# Record list:

····················

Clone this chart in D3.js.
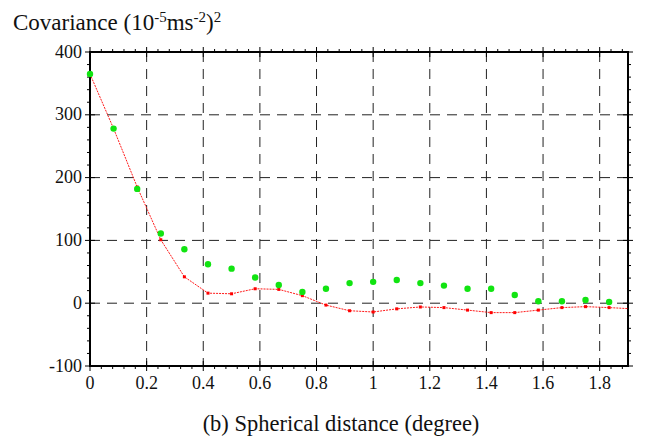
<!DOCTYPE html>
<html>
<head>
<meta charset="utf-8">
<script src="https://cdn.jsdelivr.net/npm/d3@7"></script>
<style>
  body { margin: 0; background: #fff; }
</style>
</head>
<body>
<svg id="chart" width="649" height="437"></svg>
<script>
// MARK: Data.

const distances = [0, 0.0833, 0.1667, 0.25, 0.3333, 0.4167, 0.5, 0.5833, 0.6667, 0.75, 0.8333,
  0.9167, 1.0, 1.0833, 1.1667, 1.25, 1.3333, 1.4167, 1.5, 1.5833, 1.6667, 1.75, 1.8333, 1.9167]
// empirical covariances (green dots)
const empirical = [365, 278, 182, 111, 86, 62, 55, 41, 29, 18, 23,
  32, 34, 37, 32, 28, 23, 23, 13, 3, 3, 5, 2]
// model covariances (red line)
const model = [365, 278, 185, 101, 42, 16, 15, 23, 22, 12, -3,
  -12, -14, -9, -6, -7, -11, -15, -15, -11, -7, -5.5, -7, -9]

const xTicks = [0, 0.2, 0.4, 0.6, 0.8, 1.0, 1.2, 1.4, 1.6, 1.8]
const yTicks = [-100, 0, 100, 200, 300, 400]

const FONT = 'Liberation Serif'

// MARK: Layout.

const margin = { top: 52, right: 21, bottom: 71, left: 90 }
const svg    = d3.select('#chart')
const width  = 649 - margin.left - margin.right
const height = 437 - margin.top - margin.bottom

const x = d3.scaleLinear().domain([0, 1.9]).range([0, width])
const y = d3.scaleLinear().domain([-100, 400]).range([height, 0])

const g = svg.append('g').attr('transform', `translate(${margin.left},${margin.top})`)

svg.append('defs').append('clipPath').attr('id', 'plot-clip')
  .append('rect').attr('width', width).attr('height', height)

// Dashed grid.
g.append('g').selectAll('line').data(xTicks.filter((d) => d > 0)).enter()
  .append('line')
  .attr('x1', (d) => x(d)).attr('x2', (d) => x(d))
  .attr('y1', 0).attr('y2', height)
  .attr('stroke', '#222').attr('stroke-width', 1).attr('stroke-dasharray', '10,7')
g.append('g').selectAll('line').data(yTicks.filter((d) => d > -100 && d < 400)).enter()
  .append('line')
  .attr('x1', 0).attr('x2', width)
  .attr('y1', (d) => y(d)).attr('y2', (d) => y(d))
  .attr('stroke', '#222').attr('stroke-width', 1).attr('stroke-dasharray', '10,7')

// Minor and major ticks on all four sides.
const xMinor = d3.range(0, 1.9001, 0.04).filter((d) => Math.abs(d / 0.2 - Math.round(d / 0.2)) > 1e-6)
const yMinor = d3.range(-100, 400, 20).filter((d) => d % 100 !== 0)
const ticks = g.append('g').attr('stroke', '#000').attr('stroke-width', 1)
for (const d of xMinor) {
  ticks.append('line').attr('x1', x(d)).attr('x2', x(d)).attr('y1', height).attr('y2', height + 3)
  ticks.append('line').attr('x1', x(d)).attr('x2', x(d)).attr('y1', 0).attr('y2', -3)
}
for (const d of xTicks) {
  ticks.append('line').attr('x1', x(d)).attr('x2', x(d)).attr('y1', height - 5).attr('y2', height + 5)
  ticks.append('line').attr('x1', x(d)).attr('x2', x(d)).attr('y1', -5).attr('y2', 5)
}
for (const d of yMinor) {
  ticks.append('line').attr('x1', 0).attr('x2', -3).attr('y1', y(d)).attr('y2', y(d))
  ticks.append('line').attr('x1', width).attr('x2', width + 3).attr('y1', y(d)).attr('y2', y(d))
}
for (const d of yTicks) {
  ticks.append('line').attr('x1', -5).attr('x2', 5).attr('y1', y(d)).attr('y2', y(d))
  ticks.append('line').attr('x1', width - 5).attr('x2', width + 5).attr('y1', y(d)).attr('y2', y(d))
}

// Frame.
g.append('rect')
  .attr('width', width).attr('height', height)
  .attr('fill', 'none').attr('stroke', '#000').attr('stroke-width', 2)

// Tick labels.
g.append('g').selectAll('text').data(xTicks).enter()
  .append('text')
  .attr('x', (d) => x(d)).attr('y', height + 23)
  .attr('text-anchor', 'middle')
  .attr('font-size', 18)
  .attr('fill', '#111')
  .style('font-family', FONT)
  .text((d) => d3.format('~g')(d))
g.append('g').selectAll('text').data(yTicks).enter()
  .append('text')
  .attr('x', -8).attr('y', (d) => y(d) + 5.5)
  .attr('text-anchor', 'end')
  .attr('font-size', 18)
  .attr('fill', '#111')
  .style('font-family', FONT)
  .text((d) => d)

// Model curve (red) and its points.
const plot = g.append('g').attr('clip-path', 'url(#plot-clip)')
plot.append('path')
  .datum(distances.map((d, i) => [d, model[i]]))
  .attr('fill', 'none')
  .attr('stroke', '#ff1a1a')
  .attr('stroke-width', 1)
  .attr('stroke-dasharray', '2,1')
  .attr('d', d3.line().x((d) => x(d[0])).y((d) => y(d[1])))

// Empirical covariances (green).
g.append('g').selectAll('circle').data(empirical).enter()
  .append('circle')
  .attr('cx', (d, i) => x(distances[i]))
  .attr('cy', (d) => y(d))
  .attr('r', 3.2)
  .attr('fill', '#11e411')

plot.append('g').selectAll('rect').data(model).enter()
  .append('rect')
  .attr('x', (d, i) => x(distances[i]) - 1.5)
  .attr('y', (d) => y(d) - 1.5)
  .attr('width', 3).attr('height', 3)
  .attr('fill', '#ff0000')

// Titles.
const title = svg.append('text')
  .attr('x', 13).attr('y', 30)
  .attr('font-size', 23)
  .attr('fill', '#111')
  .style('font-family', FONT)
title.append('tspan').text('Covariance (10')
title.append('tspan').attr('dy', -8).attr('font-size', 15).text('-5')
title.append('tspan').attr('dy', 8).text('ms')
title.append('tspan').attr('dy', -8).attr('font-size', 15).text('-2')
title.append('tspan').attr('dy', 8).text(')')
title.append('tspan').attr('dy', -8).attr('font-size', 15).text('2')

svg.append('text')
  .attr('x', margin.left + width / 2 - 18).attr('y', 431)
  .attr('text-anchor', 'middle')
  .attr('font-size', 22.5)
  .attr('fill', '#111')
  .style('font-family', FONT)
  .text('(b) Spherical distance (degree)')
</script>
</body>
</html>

····················

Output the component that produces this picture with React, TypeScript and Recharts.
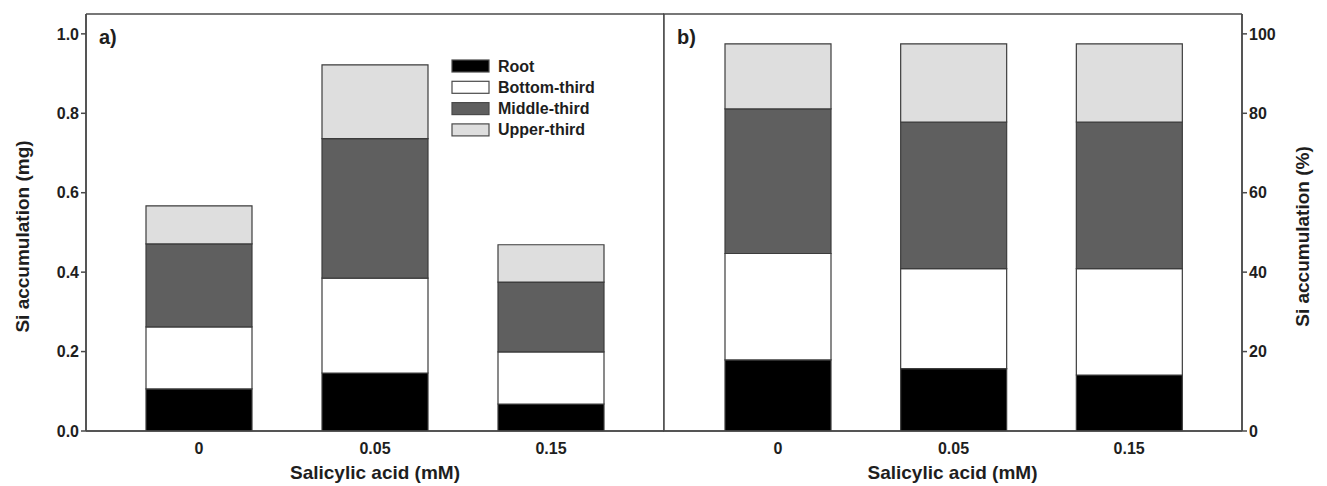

····················

# What you are asked to do:
In the material above, find each line that contains the word "this", and select it.

# Response:
Clone this chart in D3.js.
Output the component that produces this picture with React, TypeScript and Recharts.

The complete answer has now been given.